● **MATERIAL FOR THIS EXERCISE**:
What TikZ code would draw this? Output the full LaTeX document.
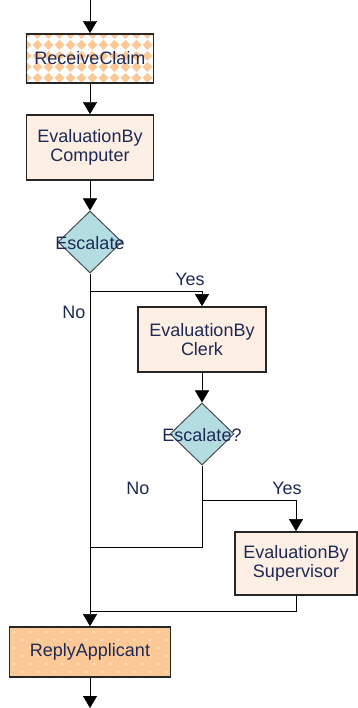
* * *
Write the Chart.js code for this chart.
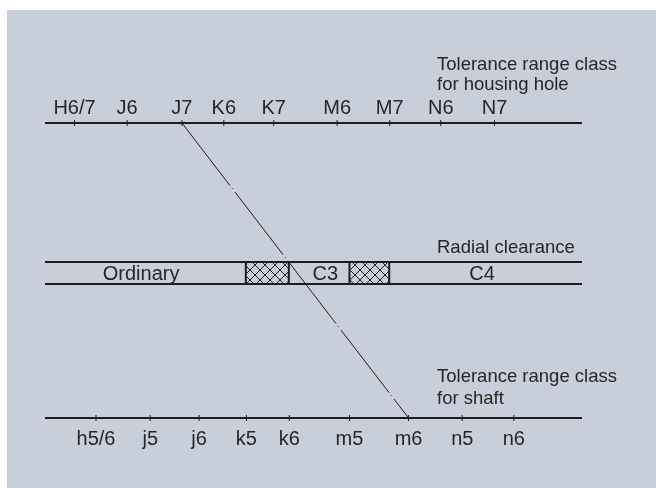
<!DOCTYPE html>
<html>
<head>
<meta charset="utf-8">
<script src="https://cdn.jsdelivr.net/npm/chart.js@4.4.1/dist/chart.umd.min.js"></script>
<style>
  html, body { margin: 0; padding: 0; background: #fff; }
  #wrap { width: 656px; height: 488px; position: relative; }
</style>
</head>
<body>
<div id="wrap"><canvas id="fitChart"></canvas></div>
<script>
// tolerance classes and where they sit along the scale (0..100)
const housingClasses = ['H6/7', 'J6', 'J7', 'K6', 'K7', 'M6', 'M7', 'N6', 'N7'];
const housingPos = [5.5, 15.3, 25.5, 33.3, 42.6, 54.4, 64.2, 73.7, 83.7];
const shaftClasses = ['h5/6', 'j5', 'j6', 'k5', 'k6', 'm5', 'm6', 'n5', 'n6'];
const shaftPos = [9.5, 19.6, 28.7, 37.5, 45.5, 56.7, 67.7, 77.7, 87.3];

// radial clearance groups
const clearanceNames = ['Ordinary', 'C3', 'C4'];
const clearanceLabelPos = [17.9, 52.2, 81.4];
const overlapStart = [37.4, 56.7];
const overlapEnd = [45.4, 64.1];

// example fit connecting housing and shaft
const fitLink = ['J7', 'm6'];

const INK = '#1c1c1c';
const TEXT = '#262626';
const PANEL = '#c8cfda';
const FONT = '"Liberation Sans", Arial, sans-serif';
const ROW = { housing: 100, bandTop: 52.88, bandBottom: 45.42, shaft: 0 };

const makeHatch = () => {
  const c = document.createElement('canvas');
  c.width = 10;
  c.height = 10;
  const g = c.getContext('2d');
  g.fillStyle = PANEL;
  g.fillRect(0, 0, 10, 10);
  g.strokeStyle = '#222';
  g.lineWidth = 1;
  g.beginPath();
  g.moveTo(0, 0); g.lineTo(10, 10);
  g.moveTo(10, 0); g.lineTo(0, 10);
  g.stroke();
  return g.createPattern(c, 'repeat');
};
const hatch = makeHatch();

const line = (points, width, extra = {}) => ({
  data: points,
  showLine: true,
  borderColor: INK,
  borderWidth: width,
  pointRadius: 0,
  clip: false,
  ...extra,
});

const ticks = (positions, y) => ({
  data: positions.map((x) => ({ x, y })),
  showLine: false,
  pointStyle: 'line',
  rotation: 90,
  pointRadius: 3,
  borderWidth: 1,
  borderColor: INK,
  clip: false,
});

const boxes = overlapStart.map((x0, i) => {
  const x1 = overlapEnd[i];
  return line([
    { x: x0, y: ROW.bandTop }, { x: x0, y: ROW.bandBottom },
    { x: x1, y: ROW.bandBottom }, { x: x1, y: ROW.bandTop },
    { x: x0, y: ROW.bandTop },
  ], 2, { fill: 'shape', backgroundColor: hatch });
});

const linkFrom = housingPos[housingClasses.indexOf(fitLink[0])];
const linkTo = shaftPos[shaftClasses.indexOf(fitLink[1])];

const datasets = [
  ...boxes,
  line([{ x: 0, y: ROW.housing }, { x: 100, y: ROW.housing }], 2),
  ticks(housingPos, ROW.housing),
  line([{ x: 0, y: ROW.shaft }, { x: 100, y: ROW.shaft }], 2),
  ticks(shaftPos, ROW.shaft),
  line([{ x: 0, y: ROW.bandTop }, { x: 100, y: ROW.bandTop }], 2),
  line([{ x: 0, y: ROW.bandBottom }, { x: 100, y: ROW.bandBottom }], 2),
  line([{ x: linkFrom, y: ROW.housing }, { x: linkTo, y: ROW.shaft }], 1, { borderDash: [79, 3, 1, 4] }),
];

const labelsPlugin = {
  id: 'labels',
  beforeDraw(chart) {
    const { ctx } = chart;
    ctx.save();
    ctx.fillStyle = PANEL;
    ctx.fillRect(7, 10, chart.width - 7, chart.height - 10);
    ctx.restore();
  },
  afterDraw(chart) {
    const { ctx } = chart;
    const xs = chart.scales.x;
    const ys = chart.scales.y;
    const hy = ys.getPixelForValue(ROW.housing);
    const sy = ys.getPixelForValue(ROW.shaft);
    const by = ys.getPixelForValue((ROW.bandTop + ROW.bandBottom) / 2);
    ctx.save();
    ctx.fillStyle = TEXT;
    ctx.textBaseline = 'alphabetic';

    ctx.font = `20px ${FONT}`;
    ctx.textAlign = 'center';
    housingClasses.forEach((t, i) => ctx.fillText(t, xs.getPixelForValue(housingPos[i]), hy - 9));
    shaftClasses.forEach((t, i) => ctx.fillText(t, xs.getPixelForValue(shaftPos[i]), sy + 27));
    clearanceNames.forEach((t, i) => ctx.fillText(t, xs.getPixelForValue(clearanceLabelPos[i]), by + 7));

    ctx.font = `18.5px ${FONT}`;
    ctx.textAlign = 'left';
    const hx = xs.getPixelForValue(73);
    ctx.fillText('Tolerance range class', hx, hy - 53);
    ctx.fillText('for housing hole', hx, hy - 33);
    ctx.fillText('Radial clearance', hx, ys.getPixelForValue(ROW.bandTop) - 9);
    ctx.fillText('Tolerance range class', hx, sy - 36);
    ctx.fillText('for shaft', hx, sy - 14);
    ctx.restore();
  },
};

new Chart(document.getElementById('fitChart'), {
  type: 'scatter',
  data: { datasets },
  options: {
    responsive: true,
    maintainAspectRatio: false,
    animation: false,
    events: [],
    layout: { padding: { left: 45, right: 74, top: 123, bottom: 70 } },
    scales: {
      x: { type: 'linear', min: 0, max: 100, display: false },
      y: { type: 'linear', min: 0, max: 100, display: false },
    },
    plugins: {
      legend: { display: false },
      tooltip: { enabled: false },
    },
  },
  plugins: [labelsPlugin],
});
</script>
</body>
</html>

● **DIRECTION**:
Copy only what runs above from the line containing "Write the Chart.js code for this chart." through the line containing "const overlapEnd = [45.4, 64.1];", exactly. Leave out the pictures.

● **OUTPUT**:
Write the Chart.js code for this chart.
<!DOCTYPE html>
<html>
<head>
<meta charset="utf-8">
<script src="https://cdn.jsdelivr.net/npm/chart.js@4.4.1/dist/chart.umd.min.js"></script>
<style>
  html, body { margin: 0; padding: 0; background: #fff; }
  #wrap { width: 656px; height: 488px; position: relative; }
</style>
</head>
<body>
<div id="wrap"><canvas id="fitChart"></canvas></div>
<script>
// tolerance classes and where they sit along the scale (0..100)
const housingClasses = ['H6/7', 'J6', 'J7', 'K6', 'K7', 'M6', 'M7', 'N6', 'N7'];
const housingPos = [5.5, 15.3, 25.5, 33.3, 42.6, 54.4, 64.2, 73.7, 83.7];
const shaftClasses = ['h5/6', 'j5', 'j6', 'k5', 'k6', 'm5', 'm6', 'n5', 'n6'];
const shaftPos = [9.5, 19.6, 28.7, 37.5, 45.5, 56.7, 67.7, 77.7, 87.3];

// radial clearance groups
const clearanceNames = ['Ordinary', 'C3', 'C4'];
const clearanceLabelPos = [17.9, 52.2, 81.4];
const overlapStart = [37.4, 56.7];
const overlapEnd = [45.4, 64.1];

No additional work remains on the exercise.